The canonical 1977 American photobook returns to print in a new, definitive edition that most closely resembles the original
In 1977, American photographers Larry Sultan (1946–2009) and Mike Mandel (born 1950) published a book of photographs titled Evidence. The book was the culmination of a two-year search through the archives of 77 government agencies, educational institutions and corporations, including General Atomic Company, Jet Propulsion Laboratories, the San Jose Police Department and the United States Department of the Interior. The original pictures were made as objective records of activities unfamiliar to the lay public: the scenes of crimes, aeronautical engineering tests, industrial experiments and other subjects. Sifting through some two million images, Mandel and Sultan assembled a careful sequence of 59 pictures. The book was thoughtfully designed to depict the photographs in terms of their “documentary” origins, unaccompanied by identifying captions. Faced with a world of mysterious events and unfathomable activities, the reader is confronted with only the sequential narrative imagery of the book and thus must actively participate in creating its meaning.
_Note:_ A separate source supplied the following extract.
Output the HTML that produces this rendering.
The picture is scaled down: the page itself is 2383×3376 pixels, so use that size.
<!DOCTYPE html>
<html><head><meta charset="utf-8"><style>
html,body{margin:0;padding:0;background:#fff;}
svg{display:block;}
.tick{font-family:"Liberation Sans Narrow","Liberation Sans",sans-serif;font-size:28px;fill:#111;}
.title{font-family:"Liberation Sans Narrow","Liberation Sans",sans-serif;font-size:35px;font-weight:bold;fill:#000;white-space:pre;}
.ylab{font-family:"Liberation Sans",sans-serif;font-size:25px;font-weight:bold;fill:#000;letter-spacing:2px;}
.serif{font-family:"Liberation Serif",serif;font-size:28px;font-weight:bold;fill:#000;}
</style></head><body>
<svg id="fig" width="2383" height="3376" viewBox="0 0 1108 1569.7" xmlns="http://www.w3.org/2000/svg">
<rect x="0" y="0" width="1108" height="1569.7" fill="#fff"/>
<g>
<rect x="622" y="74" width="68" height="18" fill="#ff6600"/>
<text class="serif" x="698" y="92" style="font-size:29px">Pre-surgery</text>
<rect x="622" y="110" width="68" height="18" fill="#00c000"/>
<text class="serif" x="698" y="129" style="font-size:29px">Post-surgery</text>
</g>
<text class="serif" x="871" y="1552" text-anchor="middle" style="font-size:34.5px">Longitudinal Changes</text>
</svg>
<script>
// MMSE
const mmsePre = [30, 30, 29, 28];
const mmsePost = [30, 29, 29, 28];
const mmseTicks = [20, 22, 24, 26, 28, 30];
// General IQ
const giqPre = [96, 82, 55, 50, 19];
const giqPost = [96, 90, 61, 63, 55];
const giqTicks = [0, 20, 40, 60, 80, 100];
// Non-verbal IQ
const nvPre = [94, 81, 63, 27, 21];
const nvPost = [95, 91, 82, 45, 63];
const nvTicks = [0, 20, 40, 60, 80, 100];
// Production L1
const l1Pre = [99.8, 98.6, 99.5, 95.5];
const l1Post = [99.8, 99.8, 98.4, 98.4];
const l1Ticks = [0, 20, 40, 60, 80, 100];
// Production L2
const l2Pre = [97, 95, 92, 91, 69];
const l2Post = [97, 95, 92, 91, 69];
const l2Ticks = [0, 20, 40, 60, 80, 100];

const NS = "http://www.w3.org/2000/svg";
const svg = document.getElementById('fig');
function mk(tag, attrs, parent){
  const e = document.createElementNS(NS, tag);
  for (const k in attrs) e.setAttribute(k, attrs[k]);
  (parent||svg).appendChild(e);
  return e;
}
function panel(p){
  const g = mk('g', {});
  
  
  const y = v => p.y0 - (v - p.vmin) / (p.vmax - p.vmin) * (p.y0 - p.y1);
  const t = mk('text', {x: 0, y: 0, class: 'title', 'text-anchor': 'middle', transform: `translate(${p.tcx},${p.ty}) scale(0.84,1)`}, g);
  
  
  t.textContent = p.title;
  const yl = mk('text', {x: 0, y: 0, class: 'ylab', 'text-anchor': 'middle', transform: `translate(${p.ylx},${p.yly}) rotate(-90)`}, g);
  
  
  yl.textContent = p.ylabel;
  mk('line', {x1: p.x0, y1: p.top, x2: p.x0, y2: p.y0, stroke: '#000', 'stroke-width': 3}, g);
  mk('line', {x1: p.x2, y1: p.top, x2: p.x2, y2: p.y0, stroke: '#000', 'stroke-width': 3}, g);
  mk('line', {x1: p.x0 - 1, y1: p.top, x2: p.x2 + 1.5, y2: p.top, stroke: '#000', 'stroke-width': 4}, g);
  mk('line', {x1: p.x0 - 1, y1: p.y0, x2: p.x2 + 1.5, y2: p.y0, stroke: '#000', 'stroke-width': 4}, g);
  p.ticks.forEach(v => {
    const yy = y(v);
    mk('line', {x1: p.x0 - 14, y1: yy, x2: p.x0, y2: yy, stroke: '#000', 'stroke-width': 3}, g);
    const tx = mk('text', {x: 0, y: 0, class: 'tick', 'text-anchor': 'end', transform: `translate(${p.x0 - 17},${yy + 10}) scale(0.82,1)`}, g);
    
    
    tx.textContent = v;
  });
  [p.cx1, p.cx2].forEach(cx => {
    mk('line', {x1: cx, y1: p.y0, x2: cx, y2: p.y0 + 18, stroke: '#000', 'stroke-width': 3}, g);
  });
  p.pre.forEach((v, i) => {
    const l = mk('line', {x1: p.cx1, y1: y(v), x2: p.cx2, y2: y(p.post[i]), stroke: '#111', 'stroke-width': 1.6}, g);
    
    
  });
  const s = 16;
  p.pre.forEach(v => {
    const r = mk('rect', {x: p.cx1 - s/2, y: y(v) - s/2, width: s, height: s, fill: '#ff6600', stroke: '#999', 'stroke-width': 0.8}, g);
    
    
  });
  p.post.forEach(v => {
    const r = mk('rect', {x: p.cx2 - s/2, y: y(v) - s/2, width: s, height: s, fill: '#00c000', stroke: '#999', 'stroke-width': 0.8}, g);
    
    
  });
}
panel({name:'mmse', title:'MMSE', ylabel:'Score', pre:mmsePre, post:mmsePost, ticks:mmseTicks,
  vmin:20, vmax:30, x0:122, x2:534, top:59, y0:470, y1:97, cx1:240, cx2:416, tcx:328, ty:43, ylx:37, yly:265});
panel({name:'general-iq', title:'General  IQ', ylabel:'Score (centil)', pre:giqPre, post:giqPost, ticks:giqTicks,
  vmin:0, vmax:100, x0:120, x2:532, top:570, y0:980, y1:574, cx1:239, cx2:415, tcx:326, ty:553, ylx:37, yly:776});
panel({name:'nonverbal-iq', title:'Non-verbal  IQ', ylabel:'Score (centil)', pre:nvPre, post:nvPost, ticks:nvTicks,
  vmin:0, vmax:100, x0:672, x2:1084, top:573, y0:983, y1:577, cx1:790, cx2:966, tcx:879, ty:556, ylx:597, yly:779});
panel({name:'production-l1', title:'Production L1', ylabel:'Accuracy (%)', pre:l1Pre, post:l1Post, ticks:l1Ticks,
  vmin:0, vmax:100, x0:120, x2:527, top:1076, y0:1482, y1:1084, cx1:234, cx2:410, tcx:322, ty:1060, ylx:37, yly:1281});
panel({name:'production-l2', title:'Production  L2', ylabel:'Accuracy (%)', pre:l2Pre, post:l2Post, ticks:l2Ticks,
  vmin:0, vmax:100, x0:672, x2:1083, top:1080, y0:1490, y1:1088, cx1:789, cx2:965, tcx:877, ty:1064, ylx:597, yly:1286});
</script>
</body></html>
Following a revised edition of the book in 2003 and a 2017 reprint—both of which sold out quickly and have become highly collectible—Evidence is back in print nearly 50 years after its initial publication. This new, definitive edition features revelatory new scans—many made from the original negatives—which greatly enhance the eerie objectivity conveyed by the book’s title. In many cases, the original negatives revealed that crops had been made to the image by the agencies; the complete images are restored here. The jacketless, library-style binding of the original 1977 edition is also restored, further underscoring its impersonal documentlike character and its canonical status.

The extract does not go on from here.